- Born: September 22, 1970
- Died: January 31, 2018 (aged 47)
- Resting place: Northport Rural Cemetery (Northport, New York)
- Occupation: Artist

= William O'Connor (artist) =

American artist

William Matthew O'Connor (September 22, 1970 – January 31, 2018) was an American artist whose work appeared in role-playing games, books, video games and concept art.

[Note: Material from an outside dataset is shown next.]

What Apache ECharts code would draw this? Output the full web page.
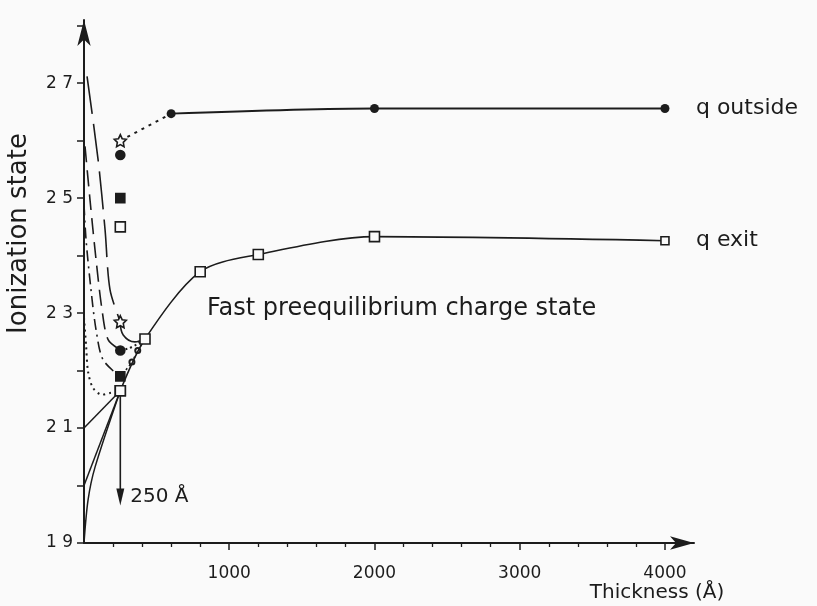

==Early life and education==
William O'Connor was born on Long Island, New York. He enrolled at the age of ten at the Huntington School of Fine Arts (HSFA), and after high school he attended Alfred University, where he earned a Bachelor of Fine Arts degree cum laude in 1992. He also enrolled in illustration programs at the School of Visual Arts and Parsons School of Design in Manhattan.

==Works==
William O'Connor produced interior illustrations for many Dungeons & Dragons books from 1995, and also cover art for the Living Greyhawk Gazetteer (2000). He also produced artwork for other games including several game systems by White Wolf, such as Ars Magica and Trinity. O'Connor produced a majority of the illustrations for the Star Wars New Essential Guide to Alien Species (2006).

He also wrote instructional art books, such as Dracopedia: A Guide to Drawing the Dragons of the World.

O'Connor was nominated for a Chesley Award in 2002, for Best Gaming-Related Illustration, for Respite card art, "Legend of the Five Rings".

O'Connor did artwork for Magic: The Gathering.